Description of the task: Track down the lines that contain "document" and copy them.
• • •
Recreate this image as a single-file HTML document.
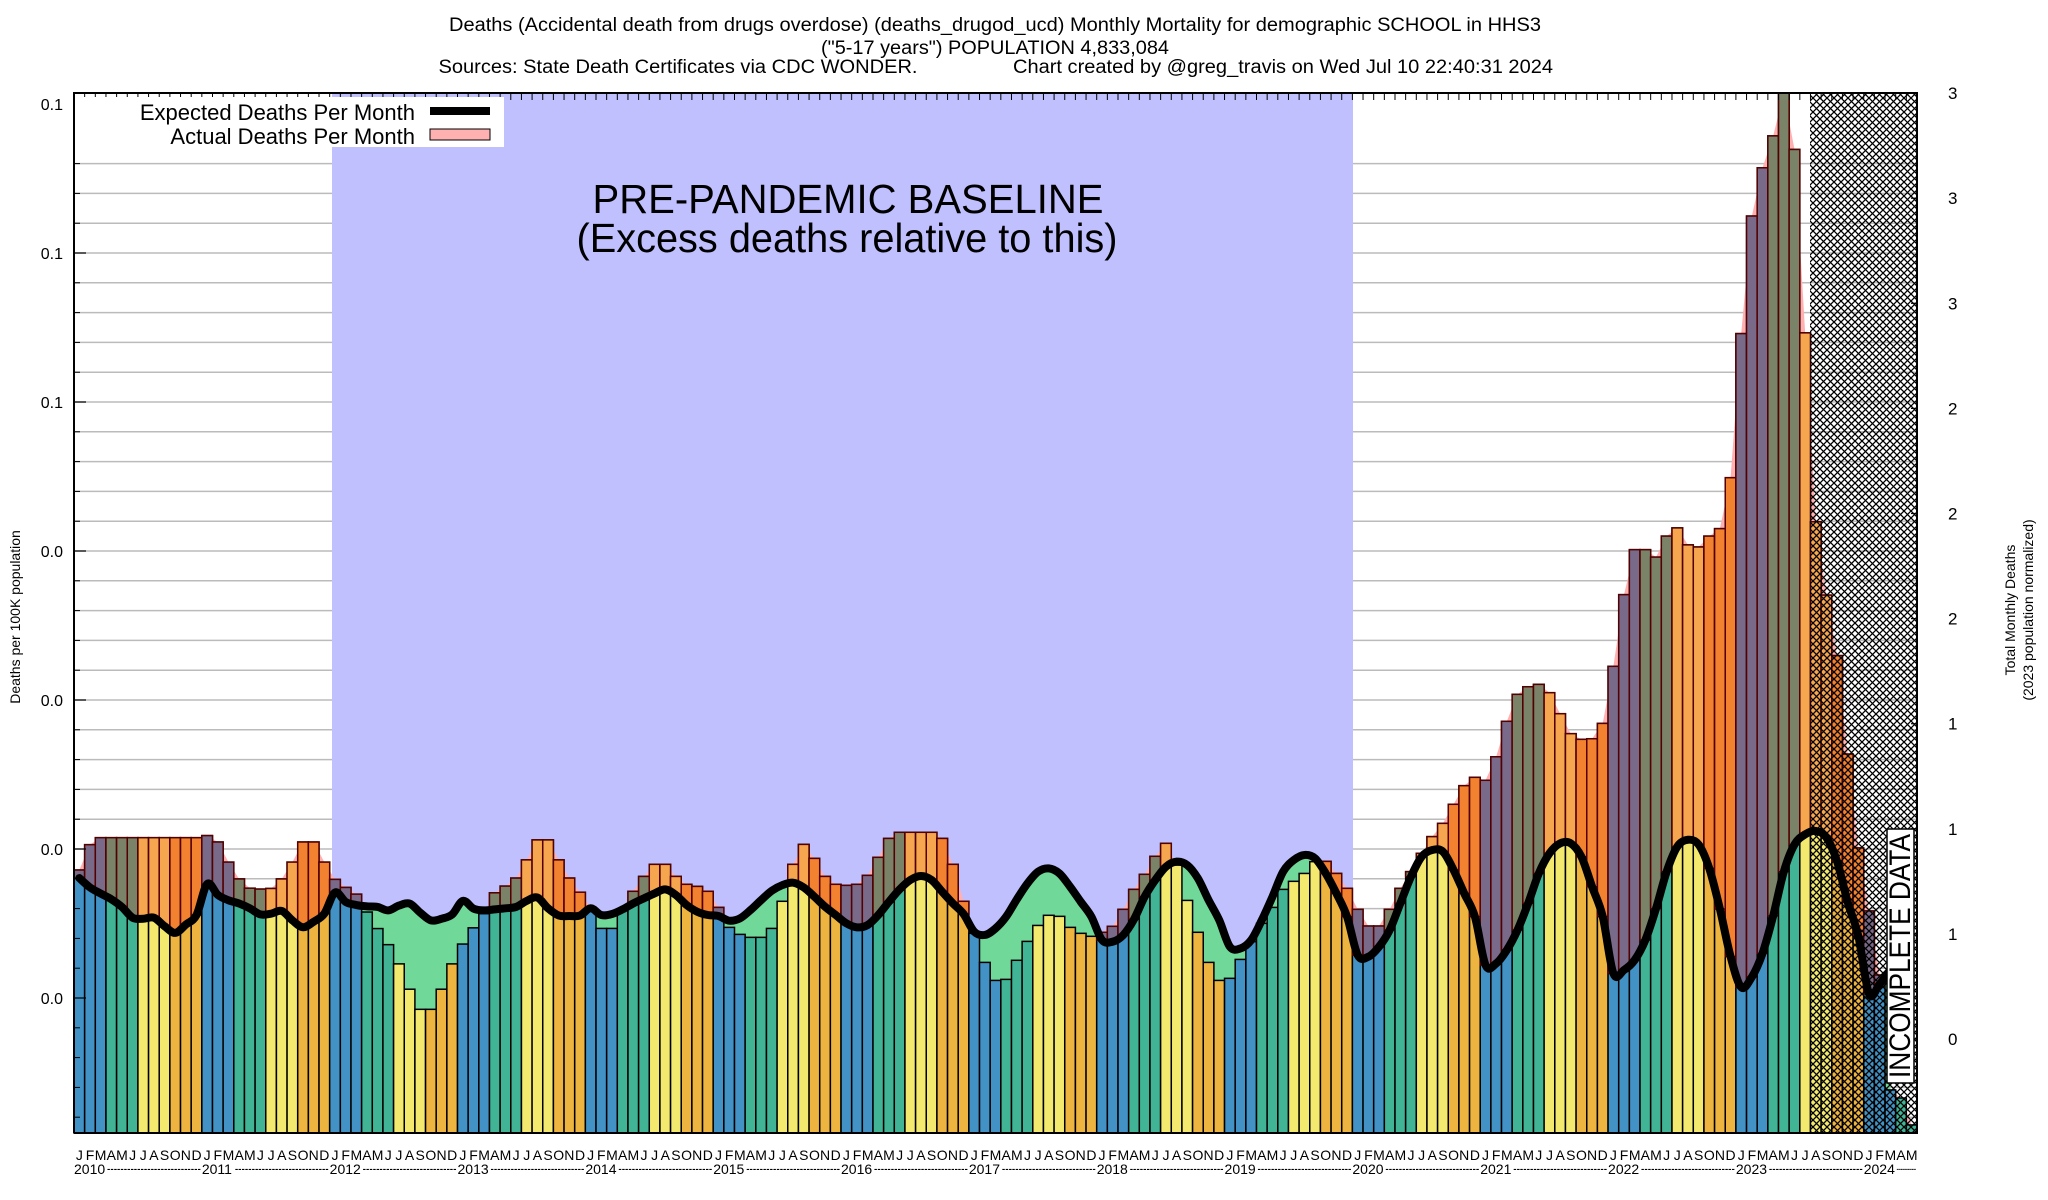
<!DOCTYPE html>
<html><head><meta charset="utf-8"><style>
html,body{margin:0;padding:0;background:#fff;}
svg{display:block;font-family:"Liberation Sans",sans-serif;}
</style></head><body>
<svg id="chart" width="2048" height="1200" viewBox="0 0 2048 1200" xmlns="http://www.w3.org/2000/svg">
<defs>
<pattern id="hatch" patternUnits="userSpaceOnUse" width="7" height="7">
<path d="M0,0 L7,7 M7,0 L0,7" stroke="#000" stroke-width="1.3" fill="none"/>
</pattern>
</defs>
<g id="titles" font-size="19" text-anchor="middle">
<text x="995" y="31" textLength="1092" lengthAdjust="spacingAndGlyphs">Deaths (Accidental death from drugs overdose) (deaths_drugod_ucd) Monthly Mortality for demographic SCHOOL in HHS3</text>
<text x="995" y="54" textLength="348" lengthAdjust="spacingAndGlyphs">("5-17 years") POPULATION 4,833,084</text>
<text x="678" y="73" textLength="479" lengthAdjust="spacingAndGlyphs">Sources: State Death Certificates via CDC WONDER.</text>
<text x="1283" y="73" textLength="540" lengthAdjust="spacingAndGlyphs">Chart created by @greg_travis on Wed Jul 10 22:40:31 2024</text>
</g>
<g id="grid"></g>
<rect x="332" y="93" width="1021" height="1040" fill="#c0c0ff"/>
<text x="848" y="213" font-size="41" text-anchor="middle" textLength="511" lengthAdjust="spacingAndGlyphs">PRE-PANDEMIC BASELINE</text>
<text x="847" y="252" font-size="41" text-anchor="middle" textLength="541" lengthAdjust="spacingAndGlyphs">(Excess deaths relative to this)</text>
<g id="areas"></g>
<g id="bars"></g>
<g id="line"></g>
<rect x="1810" y="93" width="107" height="1040" fill="url(#hatch)"/>
<g id="axes"></g>
<g>
<rect x="1887" y="829" width="27" height="254" fill="#fff" stroke="#000" stroke-width="1.5"/>
<text x="1910" y="956" font-size="30" text-anchor="middle" transform="rotate(-90 1910 956)" textLength="244" lengthAdjust="spacingAndGlyphs">INCOMPLETE DATA</text>
</g>
<g>
<rect x="75" y="97" width="429" height="50" fill="#fff"/>
<text x="415" y="120" font-size="22" text-anchor="end">Expected Deaths Per Month</text>
<rect x="430" y="107" width="60" height="8" fill="#000"/>
<text x="415" y="144" font-size="22" text-anchor="end">Actual Deaths Per Month</text>
<rect x="430" y="129" width="60" height="11" fill="#ffb0b0" stroke="#000" stroke-width="1"/>
</g>
<text x="20" y="617" font-size="14" text-anchor="middle" transform="rotate(-90 20 617)">Deaths per 100K population</text>
<text x="2015" y="610" font-size="14" text-anchor="middle" transform="rotate(-90 2015 610)">Total Monthly Deaths</text>
<text x="2033" y="610" font-size="14" text-anchor="middle" transform="rotate(-90 2033 610)">(2023 population normalized)</text>
</svg>
<script>
const startYear = 2010;
const monthLetters = ["J","F","M","A","M","J","J","A","S","O","N","D"];
const actual = [
0.02359,0.02529,0.02576,0.02576,0.02576,0.02576,0.02576,0.02576,0.02576,0.02576,0.02576,0.02576,
0.02590,0.02547,0.02412,0.02299,0.02237,0.02231,0.02235,0.02299,0.02412,0.02547,0.02547,0.02412,
0.02296,0.02242,0.02197,0.02077,0.01966,0.01858,0.01729,0.01559,0.01424,0.01424,0.01559,0.01729,
0.01862,0.01971,0.02066,0.02206,0.02251,0.02305,0.02427,0.02561,0.02561,0.02427,0.02305,0.02210,
0.02108,0.01967,0.01967,0.02090,0.02216,0.02316,0.02397,0.02397,0.02316,0.02263,0.02249,0.02216,
0.02108,0.01974,0.01927,0.01907,0.01907,0.01967,0.02149,0.02397,0.02531,0.02437,0.02316,0.02263,
0.02256,0.02263,0.02323,0.02444,0.02571,0.02612,0.02612,0.02612,0.02612,0.02571,0.02397,0.02149,
0.01934,0.01739,0.01618,0.01625,0.01753,0.01880,0.01987,0.02055,0.02048,0.01974,0.01934,0.01914,
0.01941,0.01981,0.02095,0.02229,0.02330,0.02451,0.02538,0.02392,0.02155,0.01941,0.01739,0.01618,
0.01632,0.01759,0.01878,0.02001,0.02108,0.02229,0.02283,0.02336,0.02415,0.02417,0.02336,0.02236,
0.02095,0.01983,0.01983,0.02095,0.02236,0.02348,0.02471,0.02583,0.02672,0.02800,0.02925,0.02981,
0.02961,0.03119,0.03357,0.03538,0.03589,0.03605,0.03549,0.03408,0.03274,0.03236,0.03240,0.03343,
0.03726,0.04207,0.04509,0.04509,0.04459,0.04600,0.04655,0.04541,0.04527,0.04600,0.04650,0.04992,
0.05959,0.06748,0.07072,0.07286,0.07600,0.07195,0.05964,0.04696,0.04204,0.03798,0.03137,0.02507,
0.02084,0.01654,0.00883,0.00829,0.00648];
const expected = [
0.02305,0.02242,0.02201,0.02163,0.02111,0.02039,0.02032,0.02039,0.01982,0.01937,0.01993,0.02057,
0.02265,0.02192,0.02156,0.02134,0.02102,0.02061,0.02066,0.02084,0.02021,0.01975,0.02012,0.02066,
0.02208,0.02145,0.02124,0.02115,0.02111,0.02088,0.02120,0.02134,0.02073,0.02021,0.02032,0.02061,
0.02152,0.02100,0.02088,0.02095,0.02102,0.02111,0.02152,0.02174,0.02102,0.02054,0.02050,0.02054,
0.02102,0.02057,0.02064,0.02095,0.02135,0.02169,0.02202,0.02229,0.02191,0.02124,0.02079,0.02057,
0.02050,0.02019,0.02034,0.02090,0.02157,0.02220,0.02258,0.02274,0.02242,0.02180,0.02113,0.02057,
0.02001,0.01974,0.01990,0.02057,0.02146,0.02229,0.02292,0.02319,0.02292,0.02213,0.02135,0.02064,
0.01945,0.01923,0.01967,0.02046,0.02162,0.02269,0.02348,0.02370,0.02336,0.02247,0.02146,0.02046,
0.01889,0.01878,0.01923,0.02028,0.02180,0.02292,0.02381,0.02415,0.02392,0.02303,0.02157,0.02023,
0.01844,0.01833,0.01889,0.02023,0.02180,0.02348,0.02426,0.02460,0.02437,0.02336,0.02202,0.02046,
0.01788,0.01777,0.01844,0.01956,0.02135,0.02314,0.02448,0.02493,0.02482,0.02359,0.02202,0.02046,
0.01721,0.01732,0.01822,0.01956,0.02135,0.02336,0.02471,0.02538,0.02538,0.02448,0.02247,0.02046,
0.01665,0.01688,0.01755,0.01889,0.02100,0.02348,0.02516,0.02562,0.02530,0.02370,0.02097,0.01778,
0.01572,0.01641,0.01800,0.02051,0.02348,0.02530,0.02598,0.02621,0.02576,0.02416,0.02142,0.01914,
0.01527,0.01595,0.01686];
const leftTickValues = [0.015,0.025,0.035,0.045,0.055,0.065,0.075];
const leftTickLabels = ["0.0","0.0","0.0","0.0","0.1","0.1","0.1"];
const rightTickValues = [0,1,2,3,4,5,6,7,8,9];
const rightTickLabels = ["0","1","1","1","2","2","2","3","3","3"];

const NS = "http://www.w3.org/2000/svg";
const X0 = 74, X1 = 1917, YT = 93, YB = 1133;
const NM = 173;
const MW = (X1 - X0) / NM;
function xScale(i){ return X0 + i * MW; }
function yScale(v){ return 998 - (v - 0.015) / 0.01 * 149; }
function rScale(d){ return 1039 - d * 105.1; }
function mk(tag, attrs, parent){
  const e = document.createElementNS(NS, tag);
  for (const k in attrs) e.setAttribute(k, attrs[k]);
  parent.appendChild(e);
  return e;
}
const baseColors = ["#4292c6","#41b496","#f3e96f","#edb440"];
const excessColors = ["#7a6a8a","#7a8268","#f7a650","#f28130"];

const grid = document.getElementById("grid");
for (let y = 104 + 29.8 * 2; y < YB - 5; y += 29.8) {
  const g = mk("line", {x1:X0, x2:X1, y1:y, y2:y, stroke:"#bbbbbb", "stroke-width":1.5}, grid);
  
  
}

function smoothPts(pts){
  let d = "M" + pts[0][0] + "," + pts[0][1];
  for (let i = 0; i < pts.length - 1; i++) {
    const p0 = pts[Math.max(0,i-1)], p1 = pts[i], p2 = pts[i+1], p3 = pts[Math.min(pts.length-1,i+2)];
    const c1x = p1[0] + (p2[0]-p0[0])/6, c1y = p1[1] + (p2[1]-p0[1])/6;
    const c2x = p2[0] - (p3[0]-p1[0])/6, c2y = p2[1] - (p3[1]-p1[1])/6;
    d += " C" + c1x + "," + c1y + " " + c2x + "," + c2y + " " + p2[0] + "," + p2[1];
  }
  return d;
}
const areas = document.getElementById("areas");
const aPts = actual.map((v,i)=>[xScale(i+0.5), Math.max(YT, yScale(v))]);
let ad = "M" + X0 + "," + YB + " L" + X0 + "," + aPts[0][1];
aPts.forEach(p => ad += " L" + p[0] + "," + p[1]);
ad += " L" + X1 + "," + aPts[aPts.length-1][1] + " L" + X1 + "," + YB + " Z";
const pink = mk("path", {d:ad, fill:"#ffb0b0"}, areas);


const ePts = expected.map((v,i)=>[xScale(i+0.5), yScale(v)]);
const ed = smoothPts(ePts);
const green = mk("path", {d: ed + " L" + ePts[ePts.length-1][0] + "," + YB + " L" + ePts[0][0] + "," + YB + " Z", fill:"#70d898"}, areas);



const bars = document.getElementById("bars");
actual.forEach((v,i)=>{
  const q = Math.floor((i % 12) / 3);
  const x = xScale(i), ya = Math.max(YT, yScale(v));
  const r = mk("rect", {x:x, y:ya, width:MW, height:YB-ya, fill:baseColors[q], stroke:"#000", "stroke-width":1.5}, bars);
  
  
  if (i < expected.length && v > expected[i]) {
    const ye = yScale(expected[i]);
    const ex = mk("rect", {x:x, y:ya, width:MW, height:ye-ya, fill:excessColors[q], stroke:"#500", "stroke-width":1.5}, bars);
    
    
  }
});

const lineG = document.getElementById("line");
const ln = mk("path", {d:ed, fill:"none", stroke:"#000", "stroke-width":8, "stroke-linejoin":"round", "stroke-linecap":"round"}, lineG);



const axes = document.getElementById("axes");
const frame = mk("path", {d:"M"+X0+","+YB+" L"+X0+","+YT+" L"+X1+","+YT+" L"+X1+","+YB+" L"+X0+","+YB, fill:"none", stroke:"#000", "stroke-width":2}, axes);


for (let y = 104; y < YB; y += 29.8) {
  const t = mk("line", {x1:X0, x2:X0+6, y1:y, y2:y, stroke:"#000", "stroke-width":1}, axes);
  
  
}
leftTickValues.forEach((v,k)=>{
  const y = yScale(v);
  const t = mk("line", {x1:X0, x2:X0+12, y1:y, y2:y, stroke:"#000", "stroke-width":1.2}, axes);
  
  
  const lb = mk("text", {x:63, y:y+6, "font-size":16, "text-anchor":"end"}, axes);
  lb.textContent = leftTickLabels[k];
  
  
});
rightTickValues.forEach((d,k)=>{
  const y = rScale(d);
  const t = mk("line", {x1:X1-6, x2:X1, y1:y, y2:y, stroke:"#000", "stroke-width":1.2}, axes);
  
  
  const lb = mk("text", {x:1948, y:y+6, "font-size":17}, axes);
  lb.textContent = rightTickLabels[k];
  
  
});
for (let i = 0; i <= NM; i++) {
  const x = xScale(i);
  const t = mk("line", {x1:x, x2:x, y1:YT, y2:YT+7, stroke:"#000", "stroke-width":1}, axes);
  
  
}
for (let i = 0; i < NM; i++) {
  const lb = mk("text", {x:xScale(i+0.5), y:1160, "font-size":14, "text-anchor":"middle"}, axes);
  lb.textContent = monthLetters[i % 12];
  
  
  if (i % 12 === 0) {
    const yl = mk("text", {x:xScale(i), y:1174, "font-size":14}, axes);
    yl.textContent = String(startYear + i / 12);
    
    
    const end = Math.min(xScale(i + 12), X1);
    const w = end - xScale(i) - 34;
    if (w > 10) {
      const dl = mk("text", {x:xScale(i)+33, y:1173, "font-size":14, textLength:w, lengthAdjust:"spacingAndGlyphs"}, axes);
      dl.textContent = "----------------------------";
      
      
    }
  }
}
</script>
</body></html>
• • •
Task answer:
Recreate this image as a single-file HTML document.
  const e = document.createElementNS(NS, tag);
const grid = document.getElementById("grid");
const areas = document.getElementById("areas");
const bars = document.getElementById("bars");
const lineG = document.getElementById("line");
const axes = document.getElementById("axes");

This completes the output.